Sabermetrics 101: Correlation

are you gauging the “worth” based on the Beta of the resulting linear model, or something else?

(Stolen from Wikipedia who took it from somewhere else)

Something can be correlated and give a bad correlation coefficient. Looking at the data vs the model is the only good way to figure out if things are being accounted for well.

As well as showing my ignorance, but it would be really beneficial to have a few examples for these posts of what actually means what.

If I understand right…
Swings & misses probably have a correlation to strikeouts of close to 1.
Ground balls probably have a correlation to GIDP of 0 < X < 1
How you prefer your eggs cooked probably has a correlation of roughly 0
Contact pitchers probably have a correlation to strikeouts of -1 < X < 0
Being drunk probably has a correlation to hand eye coordination of -1 (drinking games “talent” excluded from sample set)
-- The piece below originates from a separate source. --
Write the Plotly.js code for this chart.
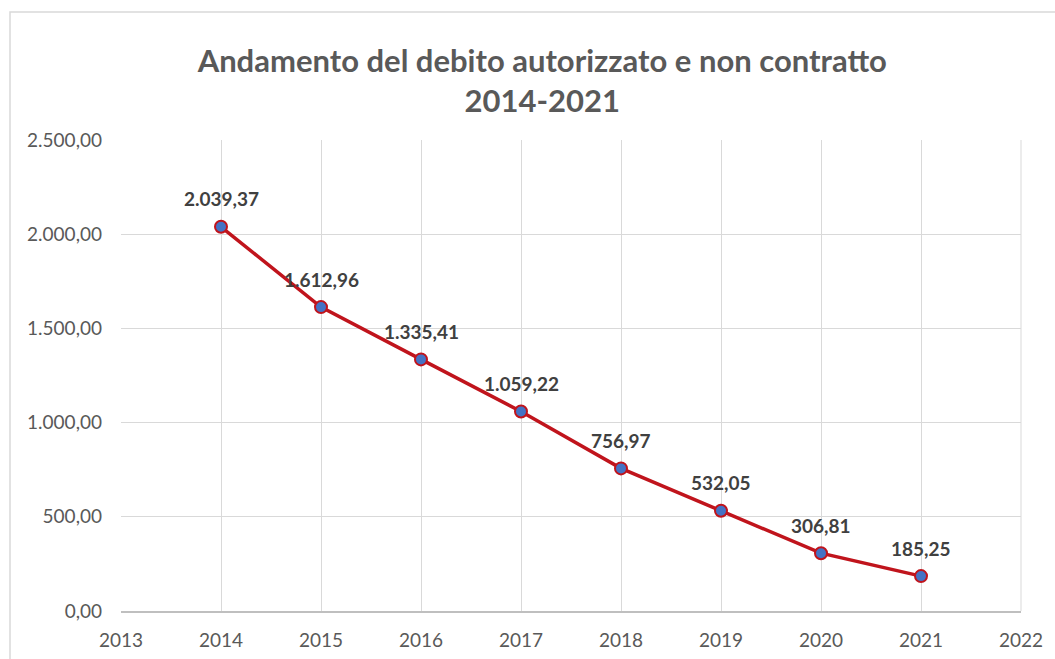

Forgive my ignorance… I’m a bit of a numbers guy and a bit of a baseball guy, but an expert in neither… It would just help me considerably to see the two connected in black and white (to the admittedly limited extent you can be black and white with these) examples of how basic baseball behaviors relate to all these funky numbers, letters and graphs.

I want to point out a few important issues here as a “real” statistician.

In a correlation calculation, it doesn’t matter which variable is the independent variable and which is the dependent variable, you are trying to measure how well the data conforms to a line

The value of r^2 is hugely important here. Take the correlation coefficient and square it. This result tell you how much of the variance in one variable is explained by the variance in the other. This in particular is important when you see correlation coefficients around 0.5. Many people think that a correlation of 0.5 is really high – not exactly, the line that the data clusters around only explains a quarter of the variance.

What we are measuring with the correlation coefficient is how well knowledge of one variable helps you predict the value of the other. One example is the fact that beer sales at the ball park are highly correlated with temperature. The usual way to use this information is to look at the thermometer and predict how much beer will be sold at Safeco. On the other hand the other way is useful, too. Suppose you lost your temperature data, but knew how much beer was sold at Safeco that day – you could use the regression equation (the equation that describes the line) to estimate what the temperature was that day. Would it be perfect, no, but it would be as good as using that line to predict beer sales given the templ

“Correlation” is often used to refer to two (slightly) different concepts:

1) The numerical correlation (R value) between two variables. This measures the degree to which a straight line describes the relationship between them (with the sign of R indicating the direction). In fact, R=1 if and only if one variable is a linear function of the other.

2) A more general dependence between two variables. For example, in the third row of the set of plots above, we would informally say that the two variables are “correlated”, since the values on the Y axis clearly depend on how far along the X axis you travel. However, since this dependence (“correlation”) is not a linear relationship, the R value is zero. This is why one of the important things taught in an introductory statistics course is that R=0 does not automatically mean that two variables are independent.

If you get the joke then you get the correlation vs causation distinction.

Statement: Regression can be used to model anything as long as you know all the relevant variables.

Reasoning: Any function can be expressed as an infinite sum polynomials. For example, you can model the function y=exp(x) using a string of polynomials where the accuracy depends on the number of terms you use. This method is often referred to as a Taylor series.

Therefore any data that depends on a variable should be able to be modeled using a large number of polynomials (Taylor series). We can not use an infinite sum of terms because we have a finite number of data points however we should be able to describe the system well without too many terms (as long as we have a big data set). If we know that strikeouts are only a function of swinging strikes (not true, only for example purpose) but we don’t know how they are related, we can use a string of polynomials to model the system and adjust the constants to make it fit the data. This is only when you are trying to find a relationship for something like y = function(x).

Question: If we have an equation where n= f(x,y,z), we should still be ok I think. In this case we need to do a taylor expansion in every variable and then every combination of variables. For example n = f(x,y) = a + bx + cx^2 + dy + ey^2 + fyx where I have expanded it out to the quadratic form. If I extended the series to infinity it should be able to model any function (where a normal talyor series would work) where n = f(x,y).

If we did this sort of expansion for runs (using every single possible relevant parameter) we should be able to fit the data as well as anything out there now if we were able to get enough data free of too much bias. Then we could simply take partial differentials of the equation to figure out the value of a single or double for example. The value this method provides should be close to the best metrics out there now if done correctly.

This method probably isn’t the best way to do it but it seems like it could work just as well as long as you had a big enough data set and knew every single variable that was relevant to the final answer. I’m not suggesting anybody do this because this technique is not very elegant or intuitive. Also, since it is difficult to imagine every single relevant variable that could be used to provide unique information, this approach is fraught with possible errors.